Officials say half of the capital is flooded, with water in some areas neck deep.

"If we put it in a percentage, at least 50 per cent of Metro Manila is flooded," Gine Nievarez from the state weather service said.

ABC-CBN TV network reported receiving frantic calls from people whose relatives were trapped in the deluge, many without food since Tuesday morning. They included a pregnant woman with a baby who wanted to be rescued from a roof and about 55 people who scrambled to the third floor of a Quezon city house as water rose below them.

Vehicles and even heavy trucks struggled to navigate water-clogged roads, where hundreds of thousands of commuters were stranded. Many cars were stuck in the muddy waters.

More than 250,000 people have been evacuated from their homes, but rescuers are struggling to get to others who have been stranded by the rising waters.

Schools, businesses and most government offices in the city are shut.

Power was turned off in some parts of the city as a precautionary measure, with the waters seeping into electrical facilities.

Rosario Brutas, a market vendor in Bacoor, a town south of Manila, said she and her husband woke to discover their home already partly submerged.

President Benigno Aquino said the government was doing everything it could to help.

"Everybody who is supposed to do something is doing what he is supposed to do," he told reporters after meeting with civil defence officials.
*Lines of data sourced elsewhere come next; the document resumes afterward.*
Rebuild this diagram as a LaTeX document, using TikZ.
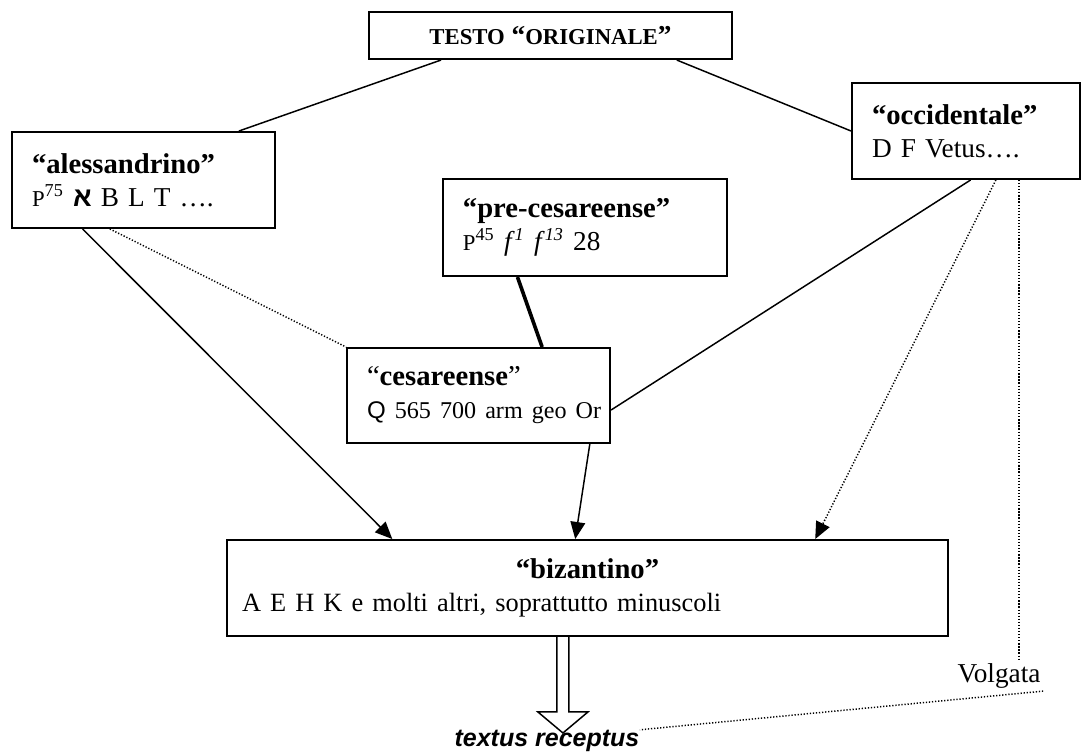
\documentclass[tikz,border=0pt]{standalone}
\usepackage{fontspec}
\setmainfont{Liberation Serif}
\newfontfamily\arialfont{Liberation Sans}
\newfontfamily\hebfont[Script=Hebrew]{Liberation Sans}
\usetikzlibrary{calc,arrows.meta}

\newcommand{\boxtitle}[1]{{\fontsize{12.6pt}{14.5pt}\selectfont\bfseries #1}}
\newcommand{\papyrus}{{\fontsize{10pt}{12pt}\selectfont P}}

\begin{document}
\begin{tikzpicture}[x=0.44pt,y=-0.44pt,
  box/.style={draw, line width=0.9pt, inner ysep=0pt, inner xsep=8.8pt, align=left,
    font=\fontsize{12pt}{14.5pt}\selectfont},
  link/.style={line width=0.65pt},
  dotline/.style={line width=0.65pt, dash pattern=on 0.55pt off 0.8pt},
  arrowend/.style={-{Triangle[length=7.5pt,width=6.5pt]}}]

\useasboundingbox (0,0) rectangle (1089,754);

% boxes
\node[box, minimum width=159.7pt, minimum height=20.7pt, align=center] (testo) at (550.5,35.5)
  {\bfseries{\fontsize{10pt}{12pt}\selectfont TESTO} “{\fontsize{10pt}{12pt}\selectfont ORIGINALE}”};
\node[box, minimum width=115.7pt, minimum height=42.2pt, text width=98.1pt] (alex) at (143.5,180)
  {\boxtitle{“alessandrino”}\\ \papyrus\textsuperscript{75} {\hebfont\bfseries א} B L T ….};
\node[box, minimum width=100.3pt, minimum height=42.2pt, text width=82.7pt] (occ) at (966,131)
  {\boxtitle{“occidentale”}\\ D F Vetus….};
\node[box, minimum width=125pt, minimum height=42.7pt, text width=107.4pt] (pre) at (585,227.5)
  {\boxtitle{“pre-cesareense”}\\ \papyrus\textsuperscript{45} \textit{f}\textsuperscript{\textit{1}} \textit{f}\textsuperscript{\textit{13}} 28};
\node[box, minimum width=115.7pt, minimum height=41.8pt, text width=98.1pt] (ces) at (478.5,395.5)
  {{\fontsize{12.6pt}{14.5pt}\selectfont “\textbf{cesareense}”}\\ \mbox{\fontsize{10.6pt}{14.5pt}\selectfont{\arialfont Q} 565 700 arm geo Or}};
\node[box, minimum width=317.2pt, minimum height=42.2pt, inner xsep=6.6pt, text width=304pt] (biz) at (587.5,588)
  {\makebox[\linewidth]{\boxtitle{“bizantino”}}\\ {\fontsize{11.6pt}{14.5pt}\selectfont A E H K e molti altri, soprattutto minuscoli}};

% hollow arrow
\coordinate (recv) at ($(biz.south west)!0.466!(biz.south east)$);
\draw[link] (recv) ++(-6,0) -- ++(0,75) -- ++(-19,0) -- ++(25,21) -- ++(25,-21) -- ++(-19,0) -- ++(0,-75);

\node[inner sep=0pt, font=\fontsize{11pt}{13pt}\selectfont\arialfont\bfseries\itshape] (textus) at (547,741) {textus receptus};
\node[inner sep=1pt, font=\fontsize{12pt}{14pt}\selectfont] (volg) at (999,676) {Volgata};

% connectors
\draw[link] ($(testo.south west)!0.2!(testo.south east)$) -- ($(alex.north west)!0.86!(alex.north east)$);
\draw[link] ($(testo.south west)!0.846!(testo.south east)$) -- (occ.west);
\draw[link, arrowend] ($(alex.south west)!0.27!(alex.south east)$) -- ($(biz.north west)!0.23!(biz.north east)$);
\draw[dotline] ($(alex.south west)!0.373!(alex.south east)$) -- (ces.north west);
\draw[line width=1.6pt] ($(pre.south west)!0.264!(pre.south east)$) -- ($(ces.north west)!0.74!(ces.north east)$);
\draw[link, arrowend] ($(ces.south west)!0.92!(ces.south east)$) -- ($(biz.north west)!0.483!(biz.north east)$);
\draw[link] ($(occ.south west)!0.52!(occ.south east)$) -- ($(ces.north east)!0.65!(ces.south east)$);
\draw[dotline, arrowend] ($(occ.south west)!0.63!(occ.south east)$) -- ($(biz.north west)!0.815!(biz.north east)$);
\coordinate (vtop) at ($(occ.south west)!0.73!(occ.south east)$);
\draw[dotline] (vtop) -- (vtop |- volg.north);
\draw[dotline] (volg.south east) -- (textus.north east);
\end{tikzpicture}
\end{document}
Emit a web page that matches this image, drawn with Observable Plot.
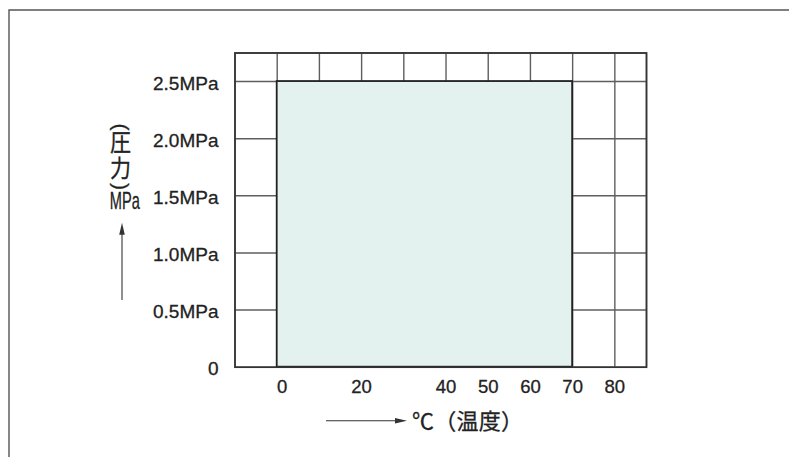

Bad weather from seasonal south-west monsoons has been pounding Manila and nearby areas for over a week.

The National Disaster Risk Reduction and Management Council said more than 800,000 people had been affected, with 18,600 in government evacuation centres and some 231,000 seeking refuge with friends or relatives.

Tuesday's deaths brought the number of people killed by the monsoon rains across the Philippines to 68 over the past week, according to civil defence officials.